Retype nothing except the lines below from the one with "Convert this chart to matplotlib code." through the one with "yticks = [0, 5, 10, 15]", exactly, with images left out.

◆ **Excerpted records**
-- begin --
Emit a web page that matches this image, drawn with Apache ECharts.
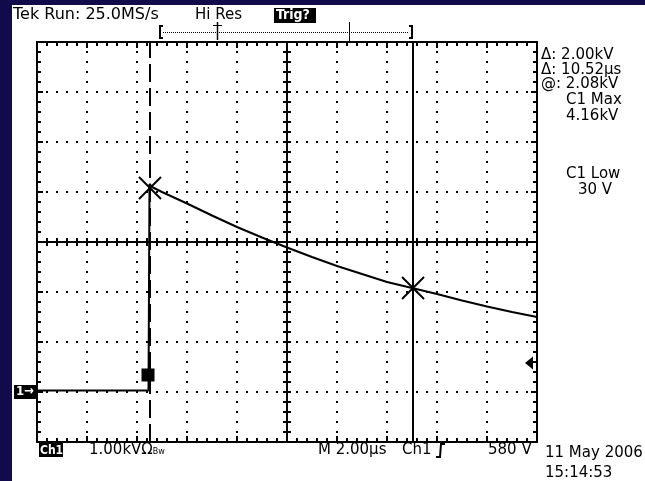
-- end --
-- begin --
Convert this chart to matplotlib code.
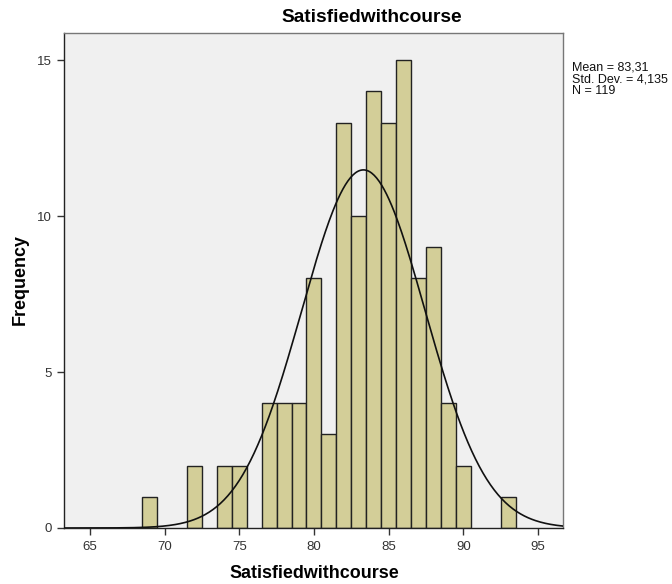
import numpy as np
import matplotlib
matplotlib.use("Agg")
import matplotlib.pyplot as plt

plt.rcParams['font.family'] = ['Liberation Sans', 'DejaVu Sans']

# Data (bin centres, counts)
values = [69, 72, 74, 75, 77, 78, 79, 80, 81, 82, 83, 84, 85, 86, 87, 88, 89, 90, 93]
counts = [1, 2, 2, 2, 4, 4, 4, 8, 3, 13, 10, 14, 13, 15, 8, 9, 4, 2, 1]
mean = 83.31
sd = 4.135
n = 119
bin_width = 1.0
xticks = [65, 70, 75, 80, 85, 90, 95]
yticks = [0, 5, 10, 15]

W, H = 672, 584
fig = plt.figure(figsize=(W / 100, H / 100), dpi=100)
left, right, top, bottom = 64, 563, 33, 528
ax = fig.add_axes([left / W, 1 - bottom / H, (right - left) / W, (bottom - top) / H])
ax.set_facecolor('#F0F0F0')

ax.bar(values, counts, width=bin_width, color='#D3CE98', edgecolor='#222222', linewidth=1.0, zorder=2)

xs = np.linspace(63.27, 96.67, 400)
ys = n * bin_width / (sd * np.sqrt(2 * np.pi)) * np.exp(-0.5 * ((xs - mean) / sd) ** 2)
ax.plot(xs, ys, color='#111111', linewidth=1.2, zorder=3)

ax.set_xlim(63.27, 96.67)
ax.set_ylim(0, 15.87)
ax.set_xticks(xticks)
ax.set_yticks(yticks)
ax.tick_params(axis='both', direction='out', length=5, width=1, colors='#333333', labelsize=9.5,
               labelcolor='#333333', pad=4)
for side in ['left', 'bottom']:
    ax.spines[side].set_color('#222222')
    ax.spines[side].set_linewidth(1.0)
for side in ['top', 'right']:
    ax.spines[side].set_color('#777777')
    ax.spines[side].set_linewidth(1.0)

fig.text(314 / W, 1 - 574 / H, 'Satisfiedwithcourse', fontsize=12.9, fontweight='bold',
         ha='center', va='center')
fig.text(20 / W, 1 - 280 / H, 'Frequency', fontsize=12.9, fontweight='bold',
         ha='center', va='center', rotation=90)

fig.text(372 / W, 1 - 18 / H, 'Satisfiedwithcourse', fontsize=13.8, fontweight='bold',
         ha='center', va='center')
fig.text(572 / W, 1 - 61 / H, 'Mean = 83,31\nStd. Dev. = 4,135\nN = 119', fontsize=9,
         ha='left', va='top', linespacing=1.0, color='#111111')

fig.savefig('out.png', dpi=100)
-- end --
-- begin --
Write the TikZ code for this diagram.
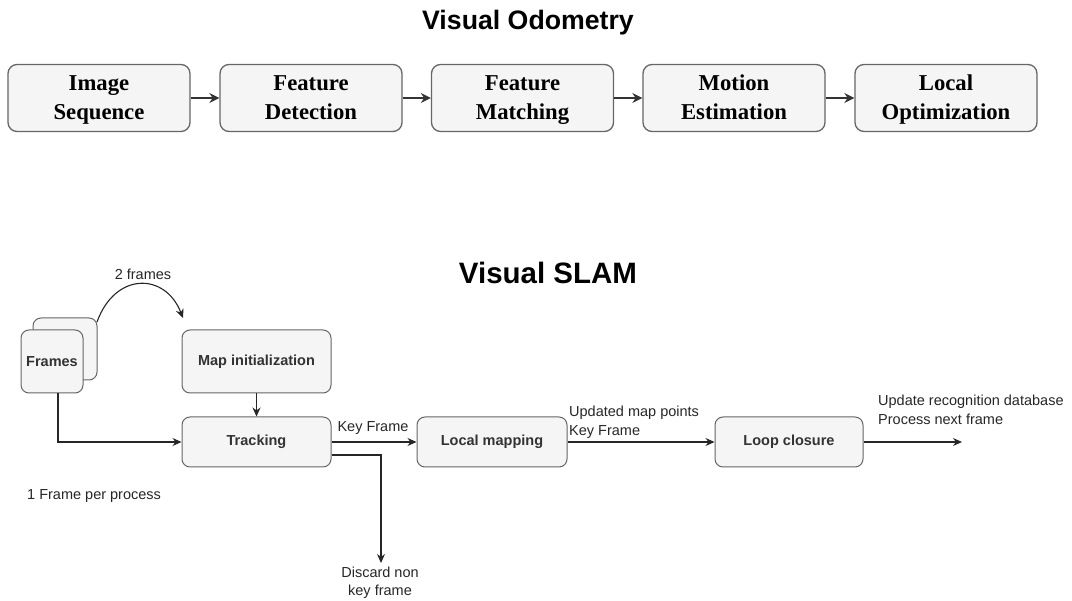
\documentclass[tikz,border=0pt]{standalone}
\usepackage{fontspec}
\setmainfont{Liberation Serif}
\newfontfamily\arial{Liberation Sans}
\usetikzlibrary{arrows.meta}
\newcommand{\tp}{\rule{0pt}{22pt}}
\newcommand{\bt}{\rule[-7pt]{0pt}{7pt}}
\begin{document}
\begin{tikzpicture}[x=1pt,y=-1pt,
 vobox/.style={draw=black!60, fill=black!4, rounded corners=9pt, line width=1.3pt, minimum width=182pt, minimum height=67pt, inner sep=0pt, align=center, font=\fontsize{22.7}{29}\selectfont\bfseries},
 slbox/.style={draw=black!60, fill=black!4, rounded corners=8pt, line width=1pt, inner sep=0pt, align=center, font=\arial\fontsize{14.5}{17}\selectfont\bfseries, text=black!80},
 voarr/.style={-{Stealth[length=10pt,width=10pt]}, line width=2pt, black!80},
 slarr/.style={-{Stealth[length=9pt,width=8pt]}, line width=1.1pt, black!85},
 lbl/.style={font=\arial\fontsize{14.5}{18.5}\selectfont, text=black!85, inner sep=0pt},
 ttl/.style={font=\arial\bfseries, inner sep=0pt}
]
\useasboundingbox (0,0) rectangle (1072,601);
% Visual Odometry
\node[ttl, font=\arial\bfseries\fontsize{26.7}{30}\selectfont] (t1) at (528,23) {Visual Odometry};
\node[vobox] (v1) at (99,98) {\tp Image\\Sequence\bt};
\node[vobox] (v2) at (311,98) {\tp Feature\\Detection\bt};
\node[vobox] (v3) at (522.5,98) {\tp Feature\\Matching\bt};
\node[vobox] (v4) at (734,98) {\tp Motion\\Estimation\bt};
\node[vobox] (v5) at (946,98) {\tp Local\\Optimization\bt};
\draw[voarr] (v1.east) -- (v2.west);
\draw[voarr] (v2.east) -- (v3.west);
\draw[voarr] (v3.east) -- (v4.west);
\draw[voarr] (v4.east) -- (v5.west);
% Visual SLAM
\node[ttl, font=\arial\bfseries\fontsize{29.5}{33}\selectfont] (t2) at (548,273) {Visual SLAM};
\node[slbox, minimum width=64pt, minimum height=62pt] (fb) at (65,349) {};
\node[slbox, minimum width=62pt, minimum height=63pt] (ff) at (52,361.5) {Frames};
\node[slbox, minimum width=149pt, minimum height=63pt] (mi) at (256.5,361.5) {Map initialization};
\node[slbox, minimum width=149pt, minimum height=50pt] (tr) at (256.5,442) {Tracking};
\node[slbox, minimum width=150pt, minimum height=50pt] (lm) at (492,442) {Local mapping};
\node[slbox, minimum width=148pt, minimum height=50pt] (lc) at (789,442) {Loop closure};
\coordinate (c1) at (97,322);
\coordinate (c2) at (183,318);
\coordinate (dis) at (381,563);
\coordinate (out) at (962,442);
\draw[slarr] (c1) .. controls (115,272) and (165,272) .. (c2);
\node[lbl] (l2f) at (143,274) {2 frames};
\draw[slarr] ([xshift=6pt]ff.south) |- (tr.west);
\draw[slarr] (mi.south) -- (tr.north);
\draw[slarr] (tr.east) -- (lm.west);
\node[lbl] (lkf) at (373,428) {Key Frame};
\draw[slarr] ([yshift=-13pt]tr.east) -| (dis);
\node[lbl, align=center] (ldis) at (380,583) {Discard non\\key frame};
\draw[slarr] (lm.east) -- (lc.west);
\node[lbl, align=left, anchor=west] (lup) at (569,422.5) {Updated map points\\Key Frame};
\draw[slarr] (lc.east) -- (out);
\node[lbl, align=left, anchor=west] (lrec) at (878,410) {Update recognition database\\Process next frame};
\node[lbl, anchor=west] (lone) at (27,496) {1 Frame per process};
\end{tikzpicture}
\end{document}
-- end --
◆ **Solution below**
Convert this chart to matplotlib code.
import numpy as np
import matplotlib
matplotlib.use("Agg")
import matplotlib.pyplot as plt

plt.rcParams['font.family'] = ['Liberation Sans', 'DejaVu Sans']

# Data (bin centres, counts)
values = [69, 72, 74, 75, 77, 78, 79, 80, 81, 82, 83, 84, 85, 86, 87, 88, 89, 90, 93]
counts = [1, 2, 2, 2, 4, 4, 4, 8, 3, 13, 10, 14, 13, 15, 8, 9, 4, 2, 1]
mean = 83.31
sd = 4.135
n = 119
bin_width = 1.0
xticks = [65, 70, 75, 80, 85, 90, 95]
yticks = [0, 5, 10, 15]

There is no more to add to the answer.